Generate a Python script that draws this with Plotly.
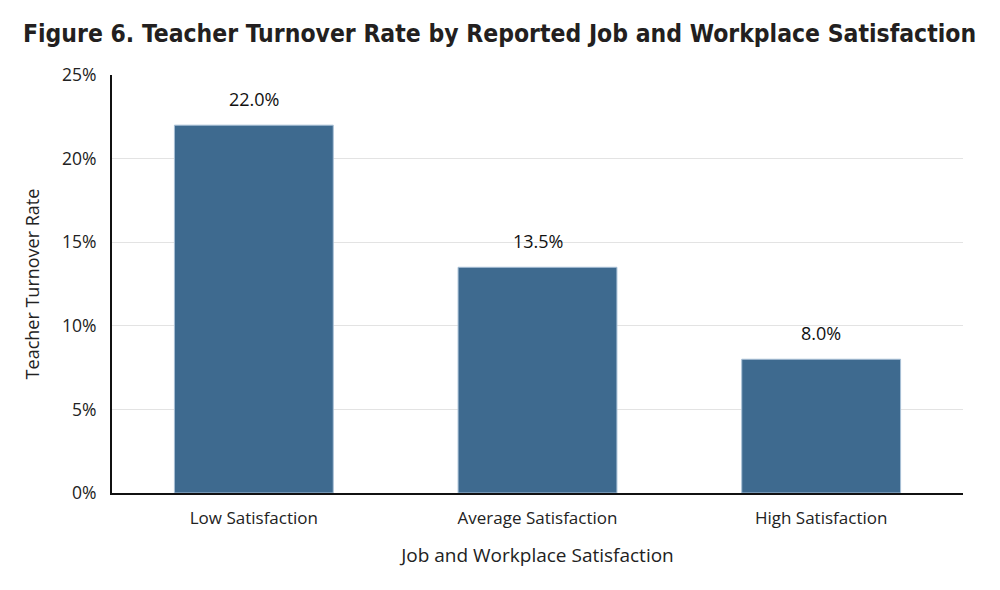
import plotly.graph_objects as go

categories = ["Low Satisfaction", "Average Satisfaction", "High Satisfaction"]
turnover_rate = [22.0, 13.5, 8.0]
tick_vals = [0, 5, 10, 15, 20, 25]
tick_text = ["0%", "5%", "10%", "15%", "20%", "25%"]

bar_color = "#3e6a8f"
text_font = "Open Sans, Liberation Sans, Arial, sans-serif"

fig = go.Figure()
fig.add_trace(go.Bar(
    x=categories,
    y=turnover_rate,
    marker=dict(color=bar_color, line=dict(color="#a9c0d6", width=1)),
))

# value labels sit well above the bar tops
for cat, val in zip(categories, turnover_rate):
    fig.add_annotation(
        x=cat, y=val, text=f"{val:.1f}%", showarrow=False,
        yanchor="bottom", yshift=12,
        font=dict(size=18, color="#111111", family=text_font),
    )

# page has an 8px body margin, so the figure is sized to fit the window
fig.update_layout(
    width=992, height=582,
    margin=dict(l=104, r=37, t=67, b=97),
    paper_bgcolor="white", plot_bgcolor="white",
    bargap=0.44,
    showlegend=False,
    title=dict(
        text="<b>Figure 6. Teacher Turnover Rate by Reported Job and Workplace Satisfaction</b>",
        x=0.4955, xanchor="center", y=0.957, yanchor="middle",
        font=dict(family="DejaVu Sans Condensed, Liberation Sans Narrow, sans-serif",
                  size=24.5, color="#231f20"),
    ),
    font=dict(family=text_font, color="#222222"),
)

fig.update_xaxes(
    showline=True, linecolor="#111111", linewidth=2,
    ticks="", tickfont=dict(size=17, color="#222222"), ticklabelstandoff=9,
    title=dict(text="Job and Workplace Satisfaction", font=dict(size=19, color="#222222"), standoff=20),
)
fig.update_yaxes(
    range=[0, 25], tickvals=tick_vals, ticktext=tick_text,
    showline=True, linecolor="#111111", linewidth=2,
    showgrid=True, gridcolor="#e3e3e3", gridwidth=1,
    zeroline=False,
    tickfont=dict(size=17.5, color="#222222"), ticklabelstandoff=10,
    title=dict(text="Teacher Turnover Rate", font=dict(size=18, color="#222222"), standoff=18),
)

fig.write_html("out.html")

+ + + + + + +

Please write out all of the material above without changing a word, and omit any pictures.

Generate a Python script that draws this with Plotly.
import plotly.graph_objects as go

categories = ["Low Satisfaction", "Average Satisfaction", "High Satisfaction"]
turnover_rate = [22.0, 13.5, 8.0]
tick_vals = [0, 5, 10, 15, 20, 25]
tick_text = ["0%", "5%", "10%", "15%", "20%", "25%"]

bar_color = "#3e6a8f"
text_font = "Open Sans, Liberation Sans, Arial, sans-serif"

fig = go.Figure()
fig.add_trace(go.Bar(
    x=categories,
    y=turnover_rate,
    marker=dict(color=bar_color, line=dict(color="#a9c0d6", width=1)),
))

# value labels sit well above the bar tops
for cat, val in zip(categories, turnover_rate):
    fig.add_annotation(
        x=cat, y=val, text=f"{val:.1f}%", showarrow=False,
        yanchor="bottom", yshift=12,
        font=dict(size=18, color="#111111", family=text_font),
    )

# page has an 8px body margin, so the figure is sized to fit the window
fig.update_layout(
    width=992, height=582,
    margin=dict(l=104, r=37, t=67, b=97),
    paper_bgcolor="white", plot_bgcolor="white",
    bargap=0.44,
    showlegend=False,
    title=dict(
        text="<b>Figure 6. Teacher Turnover Rate by Reported Job and Workplace Satisfaction</b>",
        x=0.4955, xanchor="center", y=0.957, yanchor="middle",
        font=dict(family="DejaVu Sans Condensed, Liberation Sans Narrow, sans-serif",
                  size=24.5, color="#231f20"),
    ),
    font=dict(family=text_font, color="#222222"),
)

fig.update_xaxes(
    showline=True, linecolor="#111111", linewidth=2,
    ticks="", tickfont=dict(size=17, color="#222222"), ticklabelstandoff=9,
    title=dict(text="Job and Workplace Satisfaction", font=dict(size=19, color="#222222"), standoff=20),
)
fig.update_yaxes(
    range=[0, 25], tickvals=tick_vals, ticktext=tick_text,
    showline=True, linecolor="#111111", linewidth=2,
    showgrid=True, gridcolor="#e3e3e3", gridwidth=1,
    zeroline=False,
    tickfont=dict(size=17.5, color="#222222"), ticklabelstandoff=10,
    title=dict(text="Teacher Turnover Rate", font=dict(size=18, color="#222222"), standoff=18),
)

fig.write_html("out.html")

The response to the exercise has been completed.